What can we learn from this?
Here at Aptem we are very keen on machine learning. We believe it adds value and insight to everything training companies do. But such technologies are in their early days, and each incidence like the A Level results gives us an opportunity for learning. So here is what we think we have learned.
First, always trial the outcomes. It is better to trial process outcomes in a smaller experimental setting. Then adjust assumptions accordingly than go live and find the shortcomings.
Second, do not be driven by one assumption. The comparability of grades in comparison with 2019 led to the 2020 system being devised to avoid it. That notion has been found to not carry public weight compared with the resulting shortcomings.
Third, test the thinking widely. Not publishing the thinking behind the algorithm lost the opportunity to gain valuable feedback on its weaknesses before it was applied for real.

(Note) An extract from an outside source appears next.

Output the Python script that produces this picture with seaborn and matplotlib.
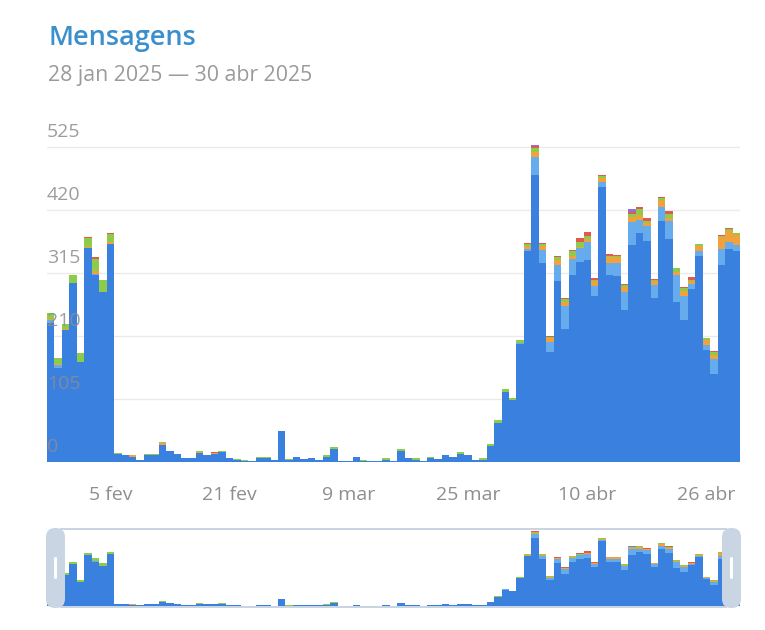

Fourth, if you have to carry the audience, get them with you stage by stage. The response to the 2020 process has led to using teacher predictions. In the time available and in view of the public pressure, no other outcome was possible. But now, the DfE has the outcome it wanted to avoid. The opportunity to make comparability part of the process was lost through a lack of consultation.
Science is our servant
The technology used for 2020 A levels is invaluable. But, it does not remove the need to apply human correction and input.
Some systems are genuinely entirely driven by logic and accepted as such. We do not feel a need manually to moderate lottery draws, for example.
Many more need our sense check. We all do algorithmic “if…then” calculations constantly. We need to have the confidence to test what is presented to us as science; to be secure in the knowledge that it works for us as opposed to confounding us. Science is our servant, not our ruler.